In our current landscape, data is the single, most valuable asset that any organisation owns, regardless of size or sector. It has become a crucial part of doing business. By harnessing it effectively, companies can boost productivity and improve decision making, enabling them to stand out from the competition and offer real value to their customers.
But, in order to reap these rewards, companies must be able to understand the insights they are collecting. They must also be able to protect the data and ensure its quality so that any intelligence they glean from it can be used to inform wider strategies across the business.
This is why the role of Chief Data Officer (CDO) has seen such a meteoric rise in recent years, with the number of companies hiring one quadrupling since 2012. It is the CDO’s responsibility to both manage and protect all data, no matter where it is stored within an organisation. But it’s no easy feat.
Today’s enterprises hold a massive amount of data, all of which is likely to come in a variety of forms, each requiring different methods of attention. Some pools of data might be gathered via the Internet of Things or social media, for example, having an impact on how structured or unstructured the information is. In addition, it might be stored in a data lake or a data warehouse, changing the collection and analysis process altogether.
Add to this the introduction of modern regulatory requirements for the way that organisations handle their digital information, such as GDPR – which threatens huge financial and reputational risk for non-compliance – and it’s easy to see why CDOs are under immense pressure to succeed, despite having the odds stacked against them.
A helping hand
Over the years, data virtualisation has emerged as the helpful and necessary companion of the CDO.
This type of technology connects users and applications to a single logical view of all information within an organisation, no matter where it resides. Rather than replicating data and transitioning it to a new, consolidated repository, data virtualisation stitches together information abstracted from various underlying sources. This means that each time a user runs a query that retrieves data from two or more disparate sources – whether that’s from a BI data science or data virtualisation tool – the results are joined into a single, easily digestible response.

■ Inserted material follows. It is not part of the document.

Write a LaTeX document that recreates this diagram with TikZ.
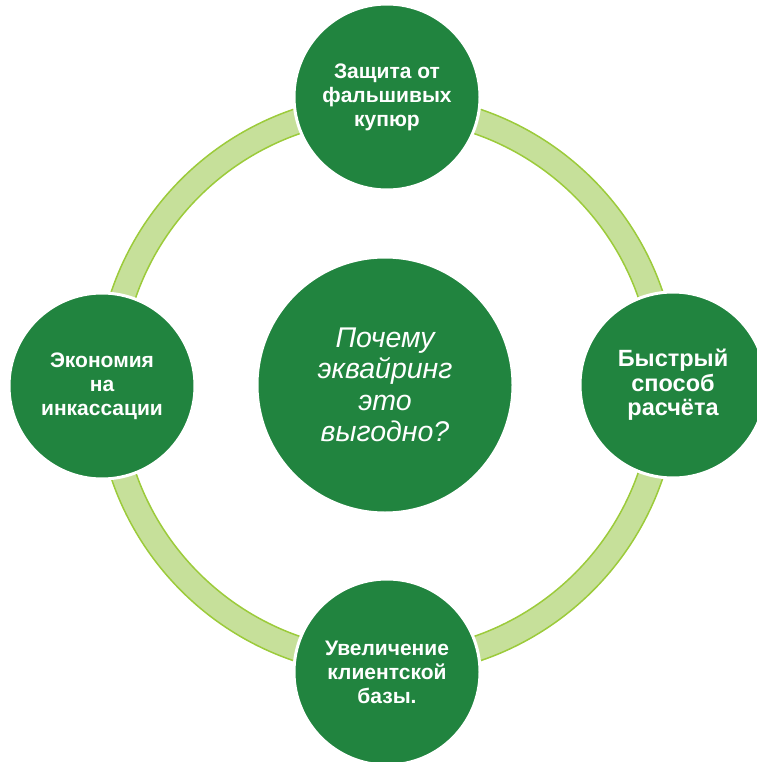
\documentclass[tikz,border=0pt]{standalone}
\usepackage{fontspec}
\setmainfont{Liberation Sans}
\definecolor{dkgreen}{RGB}{33,132,63}
\definecolor{ringfill}{RGB}{198,224,154}
\definecolor{ringedge}{RGB}{156,203,59}
\begin{document}
\begin{tikzpicture}[x=1pt,y=-1pt,
  bigc/.style={circle,fill=dkgreen,draw=white,line width=3pt,minimum size=#1,inner sep=0pt,
    text=white,align=center},
  small/.style={bigc=186pt,font=\fontsize{21}{24}\selectfont\bfseries},
  central/.style={bigc=256pt,font=\fontsize{28.5}{31.5}\selectfont\itshape}]
\useasboundingbox (0,0) rectangle (756,762);
\coordinate (o) at (387,385);
\fill[ringfill,even odd rule] (o) circle[radius=291pt] (o) circle[radius=266pt];
\draw[ringedge,line width=1.5pt] (o) circle[radius=291pt];
\draw[ringedge,line width=1.5pt] (o) circle[radius=266pt];
\node[central] (c) at (385,385) {Почему\\эквайринг\\это\\выгодно?};
\node[small] (t) at (387,97) {Защита от\\фальшивых\\купюр};
\node[small,font=\fontsize{23.5}{24.5}\selectfont\bfseries] (r) at (673,385) {Быстрый\\способ\\расчёта};
\node[small] (b) at (387,672) {Увеличение\\клиентской\\базы.};
\node[small] (l) at (102,386) {Экономия\\на\\инкассации};
\end{tikzpicture}
\end{document}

Data virtualisation also enables data to be conveniently accessed through front-end solutions, such as applications and dashboards, without the user having to know its exact storage location. It helps to accelerate the provision of data to consumers in formats that they can utilise effectively, whilst at the same time conforming to standard glossaries and policies. In a world where all business decisions need to be backed up by digital reasoning and evidence, data virtualisation is able to deliver curated insights to many different types of users for a wide variety of needs, providing the assurance that is needed.
Ultimately, data virtualisation enables a CDO – and therefore the wider organisation – to achieve better visibility and derive true value from their data whilst playing it ‘where it lies,’ accessing and joining it across multiple stores to create a logical data warehouse. This means that they can stop collecting and start connecting data, increasing both data quality and governance.
Ensuring quality and implementing governance
CDOs can utilise data virtualisation in several ways to ensure data quality whilst also driving data governance.
For example, organisations have long used both data lakes and data warehouses to store data. After all, both have their own separate set of benefits. But, if they are in different locations and use different technologies, it can be difficult for a CDO to combine data from each to cleanse and contextualise the data being stored within them. Both of these actions, however, are essential to ensuring quality and implementing effective governance policies. To add to this, if consumers and applications have access to both areas, then the CDO will have to enforce governance and security policies across both systems. This can be financially draining and make the process prone to inconsistencies.
Data virtualisation can combat this by providing a single access point to any data in the enterprise. This means that the CDO has a single-entry point to apply consistent data quality, security and governance policies across all data sources and consumers. In this way, data virtualisation allows a semantic layer to be created, whereby data is offered according to the formats and definitions specified in company-wide glossaries and policies, and data quality rules are checked and enforced.
This also grants the CDO heightened visibility when it comes to the quality of an organisation’s data, meaning that any potential data governance issues are flagged, and therefore dealt with before data delivery.
The future of the CDO
With statistics revealing that businesses with a CDO are twice as likely to have a clear digital strategy, it’s no wonder that the rise of the role has been so swift. And, seeing as the data explosion is not set to slow down any time soon, organisations are likely to continue increasing their investment, with the CDO set to play an even more crucial role in the boardroom moving forward.
However, in order for the CDO role to deliver on its promises, these individuals will need to transform data into true business value. Only then can data be used to inform decisions that will, ultimately, direct the future of an entire organisation. It’s likely to be a long road and not without its battles. But, by helping to ensure data quality and drive governance, data virtualisation is emerging as the strongest weapon in any CDO’s arsenal.